By Steven Scheer
JERUSALEM (Reuters) - Yair Lapid, a former TV anchor-turned-kingmaker after Israel's general election, will likely be finance minister in a new coalition government, a political source said on Sunday.
Lapid's centrist Yesh Atid party won a surprising 19 seats in the January 22 election, the second most behind Prime Minister Benjamin Netanyahu's right-wing Likud-Beiteinu alliance's 31 seats in the 120-member parliament.
A source close to on-going coalition talks said Netanyahu, who faces a March 16 deadline to form a government, met Lapid over the weekend and offered him the finance post after the political newcomer dropped his bid to become foreign minister.
"It's not done until it's done but at the moment, it seems like that's what will happen. Unless things change, Lapid will be the finance minister," the source told Reuters. "Netanyahu offered him the post and now the decision is his."
Netanyahu has said he would like to present a new government by this Wednesday.
The Haaretz daily said Lapid would have more power than his predecessor, Yuval Steinitz, since Netanyahu, who also held the title of economic strategy minister, would no longer fill that post in a new administration.

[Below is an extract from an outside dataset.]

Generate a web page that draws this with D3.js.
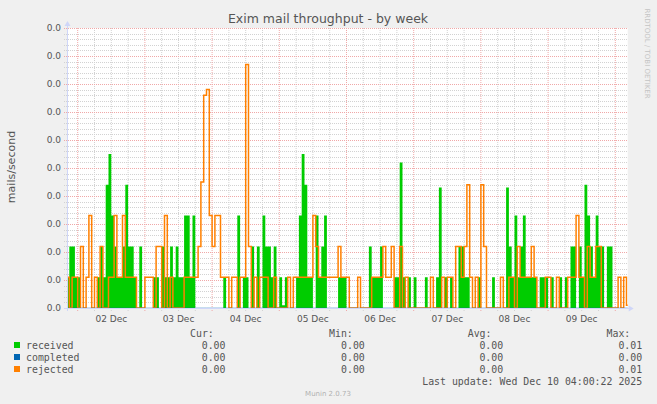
<!DOCTYPE html>
<html><head><meta charset="utf-8">
<script src="https://cdn.jsdelivr.net/npm/d3@7"></script>
<style>
html,body{margin:0;padding:0;background:#f0f0f0;}
svg{display:block;}
</style></head><body>
<svg id="c" width="657" height="404"></svg>
<script>
// ---- data (hourly averages, mails/second) ----
const chartTitle = "Exim mail throughput - by week";
const yAxisLabel = "mails/second";
const startTime = Date.UTC(2025, 11, 1, 20, 0);   // first sample
const endTime = Date.UTC(2025, 11, 10, 4, 26);    // right edge of graph
const stepMs = 3600 * 1000;
const dayLabels = ["02 Dec","03 Dec","04 Dec","05 Dec","06 Dec","07 Dec","08 Dec","09 Dec"];
const dayLabelTimes = [Date.UTC(2025,11,2,12),Date.UTC(2025,11,3,12),Date.UTC(2025,11,4,12),Date.UTC(2025,11,5,12),
  Date.UTC(2025,11,6,12),Date.UTC(2025,11,7,12),Date.UTC(2025,11,8,12),Date.UTC(2025,11,9,12)];
const yTicks = [0,0.001,0.002,0.003,0.004,0.005,0.006,0.007,0.008,0.009,0.010];
const yTickLabels = ["0.0","0.0","0.0","0.0","0.0","0.0","0.0","0.0","0.0","0.0","0.0"];

const received = [
.0011,.0022,.0022,.0011,.0011,0,0,0,0,0,
0,.0011,.0022,.0011,.0044,.0055,.0033,.0022,.0011,.0011,
.0022,.0044,.0022,.0022,.0011,0,.0022,0,0,0,
0,.0011,.0011,0,.0022,.0011,.0011,.0022,.0011,.0022,
.0011,.0011,.0033,.0033,.0011,.0033,0,0,0,0,
0,0,0,0,0,0,.0011,0,0,0,
0,.0033,0,.0011,.0011,0,.0022,0,.0022,0,
.0033,.0022,.0022,.0011,.0022,0,.0011,.0001,.0011,0,
0,0,.0011,.0033,.0055,.0044,.0011,.0011,0,.0033,
.0011,.0022,.0033,0,0,0,0,.0011,.0011,.0011,
0,0,0,0,0,0,0,0,.0022,.0011,
.0011,.0011,.0022,0,0,0,0,.0011,.0011,.0052,
.0011,0,.0011,0,.0011,0,0,0,.0011,0,
0,0,.0011,.0043,0,.0011,0,.0011,0,0,
.0022,.0022,.0011,.0011,0,0,0,.0011,0,0,
0,0,.0011,0,0,0,0,.0043,.0022,.0011,
.0033,.0011,.0022,.0033,.0011,.0011,.0011,.0011,0,.0011,
.0011,.0011,0,.0011,0,0,.0011,0,.0011,0,
.0022,.0022,0,.0022,.0011,.0044,.0033,.0022,.0011,.0033,
.0022,.0022,0,.0022,.0022,0,0,0,0,0,
0];

const completed = [
0,0,0,0,0,0,0,0,0,0, 0,0,0,0,0,0,0,0,0,0, 0,0,0,0,0,0,0,0,0,0, 0,0,0,0,0,0,0,0,0,0,
0,0,0,0,0,0,0,0,0,0, 0,0,0,0,0,0,0,0,0,0, 0,0,0,0,0,0,0,0,0,0, 0,0,0,0,0,0,0,0,0,0,
0,0,0,0,0,0,0,0,0,0, 0,0,0,0,0,0,0,0,0,0, 0,0,0,0,0,0,0,0,0,0, 0,0,0,0,0,0,0,0,0,0,
0,0,0,0,0,0,0,0,0,0, 0,0,0,0,0,0,0,0,0,0, 0,0,0,0,0,0,0,0,0,0, 0,0,0,0,0,0,0,0,0,0,
0,0,0,0,0,0,0,0,0,0, 0,0,0,0,0,0,0,0,0,0, 0,0,0,0,0,0,0,0,0,0, 0,0,0,0,0,0,0,0,0,0,
0];

const rejected = [
.0011,0,.0011,.0011,0,.0022,0,.0011,.0033,0,
.0011,0,.0022,0,0,.0011,.0011,.0033,.0011,.0011,
.0033,.0011,.0011,.0011,.0011,0,0,0,.0011,.0011,
.0011,0,.0022,.0022,0,.0033,0,.0011,0,0,
0,0,.0011,.0011,.0011,.0011,.0011,.0022,.0045,.0076,
.0078,.0033,.0022,.0033,.0033,.0011,.0011,.0011,0,.0011,
.0011,0,.0011,.0011,.0087,.0022,0,.0011,0,.0011,
.0011,.0011,0,0,.0011,0,0,0,0,.0011,
0,.0011,.0011,.0011,.0011,.0011,.0011,.0011,.0033,.0022,
.0011,.0011,.0011,.0011,.0011,.0011,.0011,.0022,.0011,.0011,
.0011,0,0,0,.0011,0,0,0,0,.0011,
.0011,.0011,.0011,.0022,.0011,.0011,.0022,0,0,.0022,
0,.0011,0,0,0,0,0,0,0,0,
.0011,0,0,0,.0011,0,.0011,.0011,0,.0022,
.0022,.0011,.0022,.0044,.0011,0,.0011,0,.0044,.0022,
0,0,0,0,0,.0011,0,0,.0011,.0011,
0,.0022,.0011,.0011,.0011,.0011,.0022,.0011,0,0,
0,.0011,.0011,0,0,.0011,0,0,0,.0011,
.0011,.0011,.0033,.0011,.0011,0,.0022,.0011,.0011,.0022,
.0022,0,0,0,0,0,0,.0011,0,.0011,
.0001];

const legendNames = ["received","completed","rejected"];
const legendColors = ["#00cc00","#0066b3","#ff8000"];
const legendCur = ["0.00","0.00","0.00"];
const legendMin = ["0.00","0.00","0.00"];
const legendAvg = ["0.00","0.00","0.00"];
const legendMax = ["0.01","0.00","0.01"];
const lastUpdate = "Last update: Wed Dec 10 04:00:22 2025";
const footer = "Munin 2.0.73";
const watermark = "RRDTOOL / TOBI OETIKER";

// ---- drawing ----
const svg = d3.select("#c");
const L = 67, R = 627.7, T = 28, B = 308;
const x = d3.scaleUtc().domain([startTime, endTime]).range([66.5, R]);
const y = d3.scaleLinear().domain([0, 0.010]).range([B, T]);

svg.append("rect").attr("x",0).attr("y",0).attr("width",657).attr("height",404).attr("fill","#f0f0f0");
svg.append("rect").attr("x",L).attr("y",T).attr("width",R-L).attr("height",B-T).attr("fill","#ffffff");

// minor horizontal grid
const minorY = d3.range(0, 0.0100001, 0.0002).filter(v => Math.abs(v*1000 - Math.round(v*1000)) > 1e-6);
svg.append("g").selectAll("line").data(minorY).join("line")
  .attr("x1", L-3).attr("x2", R).attr("y1", d => Math.round(y(d))+0.5).attr("y2", d => Math.round(y(d))+0.5)
  .attr("stroke","#d2d2d2").attr("stroke-dasharray","1,1").attr("stroke-width",1);
// minor vertical grid (6h)
const minorX = d3.utcHour.every(6).range(new Date(startTime), new Date(endTime)).filter(d => d.getUTCHours() !== 0);
svg.append("g").selectAll("line").data(minorX).join("line")
  .attr("x1", d => x(d)).attr("x2", d => x(d)).attr("y1", T).attr("y2", B+3)
  .attr("stroke","#d2d2d2").attr("stroke-dasharray","1,1").attr("stroke-width",1);
// major horizontal grid
svg.append("g").selectAll("line").data(yTicks).join("line")
  .attr("x1", L-3).attr("x2", R).attr("y1", d => Math.round(y(d))+0.5).attr("y2", d => Math.round(y(d))+0.5)
  .attr("stroke","#f0a8a8").attr("stroke-dasharray","1,1").attr("stroke-width",1);
// major vertical grid (midnight)
const majorX = d3.utcDay.range(new Date(startTime), new Date(endTime));
svg.append("g").selectAll("line").data(majorX).join("line")
  .attr("x1", d => x(d)).attr("x2", d => x(d)).attr("y1", T).attr("y2", B+3)
  .attr("stroke","#f0a8a8").attr("stroke-dasharray","1,1").attr("stroke-width",1);

// data
const clip = svg.append("defs").append("clipPath").attr("id","plot");
clip.append("rect").attr("x",L).attr("y",0).attr("width",R-L).attr("height",B+1);
const toPts = arr => {
  const p = arr.map((v,i) => ({t: startTime + i*stepMs, v}));
  p.push({t: startTime + arr.length*stepMs, v: arr[arr.length-1]});
  return p;
};
const g = svg.append("g").attr("clip-path","url(#plot)");
g.append("path").datum(toPts(received))
  .attr("d", d3.area().x(d => x(d.t)).y0(y(0)).y1(d => y(d.v)).curve(d3.curveStepAfter))
  .attr("fill","#00cc00");
g.append("path").datum(toPts(rejected))
  .attr("d", d3.line().x(d => x(d.t)).y(d => y(d.v)).curve(d3.curveStepAfter))
  .attr("fill","none").attr("stroke","#ff8000").attr("stroke-width",1.5);

// axes
const axisCol = "#CFD6F8";
svg.append("line").attr("x1",L-3).attr("x2",R+2).attr("y1",B+0.5).attr("y2",B+0.5).attr("stroke",axisCol);
svg.append("line").attr("x1",L+0.5).attr("x2",L+0.5).attr("y1",B+3).attr("y2",T-4).attr("stroke",axisCol);
svg.append("path").attr("d",`M${L-2.5},${T-2}L${L+3.5},${T-2}L${L+0.5},${T-7}Z`).attr("fill",axisCol);
svg.append("path").attr("d",`M${R+1},${B-2.5}L${R+1},${B+3.5}L${R+6},${B+0.5}Z`).attr("fill",axisCol);
g.append("path").datum(toPts(completed))
  .attr("d", d3.line().x(d => x(d.t)).y(d => y(d.v)).curve(d3.curveStepAfter))
  .attr("fill","none").attr("stroke","#0066b3").attr("stroke-opacity",0.45).attr("stroke-width",1);

// tick labels
const font = "DejaVu Sans, sans-serif";
svg.append("g").selectAll("text").data(yTicks).join("text")
  .attr("x", 61).attr("y", d => y(d) + 3.3).attr("text-anchor","end")
  .attr("font-family", font).attr("font-size", 9).attr("fill","#555")
  .text((d,i) => yTickLabels[i]);
svg.append("g").selectAll("text").data(dayLabelTimes).join("text")
  .attr("x", d => x(d)).attr("y", 322).attr("text-anchor","middle")
  .attr("font-family", font).attr("font-size", 9).attr("fill","#555")
  .text((d,i) => dayLabels[i]);

// titles
svg.append("text").attr("x",328).attr("y",23).attr("text-anchor","middle")
  .attr("font-family",font).attr("font-size",12.5).attr("fill","#555").text(chartTitle);
svg.append("text").attr("transform","translate(15,167) rotate(-90)").attr("text-anchor","middle")
  .attr("font-family",font).attr("font-size",11).attr("fill","#555").text(yAxisLabel);
svg.append("text").attr("transform","translate(645,53.5) rotate(90)").attr("text-anchor","middle")
  .attr("font-family",font).attr("font-size",7).attr("fill","#c4c4c4").text(watermark);

// legend
const mono = "DejaVu Sans Mono, monospace";
const lg = svg.append("g").attr("font-family",mono).attr("font-size",9.9).attr("fill","#555");
[["Cur:",213.8],["Min:",352.8],["Avg:",491.5],["Max:",630.3]].forEach(([t,xx]) =>
  lg.append("text").attr("x",xx).attr("y",336.5).attr("text-anchor","end").text(t));
legendNames.forEach((n,i) => {
  const yy = 348.5 + i*12;
  svg.append("rect").attr("x",14).attr("y",yy-6.5).attr("width",6).attr("height",6).attr("fill",legendColors[i]);
  lg.append("text").attr("x",26).attr("y",yy).text(n);
  lg.append("text").attr("x",225.5).attr("y",yy).attr("text-anchor","end").text(legendCur[i]);
  lg.append("text").attr("x",364.8).attr("y",yy).attr("text-anchor","end").text(legendMin[i]);
  lg.append("text").attr("x",503.2).attr("y",yy).attr("text-anchor","end").text(legendAvg[i]);
  lg.append("text").attr("x",642.2).attr("y",yy).attr("text-anchor","end").text(legendMax[i]);
});
lg.append("text").attr("x",642.2).attr("y",384.5).attr("text-anchor","end").text(lastUpdate);
svg.append("text").attr("x",328).attr("y",396).attr("text-anchor","middle")
  .attr("font-family",font).attr("font-size",7).attr("fill","#b0b0b0").text(footer);
</script>
</body></html>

A spokesman for Lapid would not confirm the media reports, calling them speculation. "We will only know when the coalition agreement is signed and see who got what," he said.
Yael German, a Yesh Atid legislator, said on Army Radio: "Yair Lapid is sufficiently talented to find a formula to cut the budget, without hurting the middle class."
She said his appointment as finance minister would be a "brave decision".
The prime minister's office and a Likud spokeswoman also declined comment.
Newspapers said Naftali Bennett, the millionaire leader of the far-right Jewish Home party which placed fourth in the election with 12 seats, would become industry, trade and labour minister.
The next finance minister faces a major fiscal challenge in trying to rein in a budget deficit that reached 4.2 percent of gross domestic product in 2012, double its initial target of 2 percent.
The gap was a result of weaker than expected tax income due to a slowing economy and overspending by the government to keep coalition partners happy.
To meet a deficit target of 3 percent of GDP in 2013, the government will need to trim some 14 billion shekels ($3.8 billion) in state spending and raise taxes by about 6 billion shekels.
For his part, Lapid ran an election campaign that focused on all Israelis "sharing in the burden" - a slogan that resonated with voters since past governments have included ultra-Orthodox parties that demanded large state subsidies for religious institutions and welfare.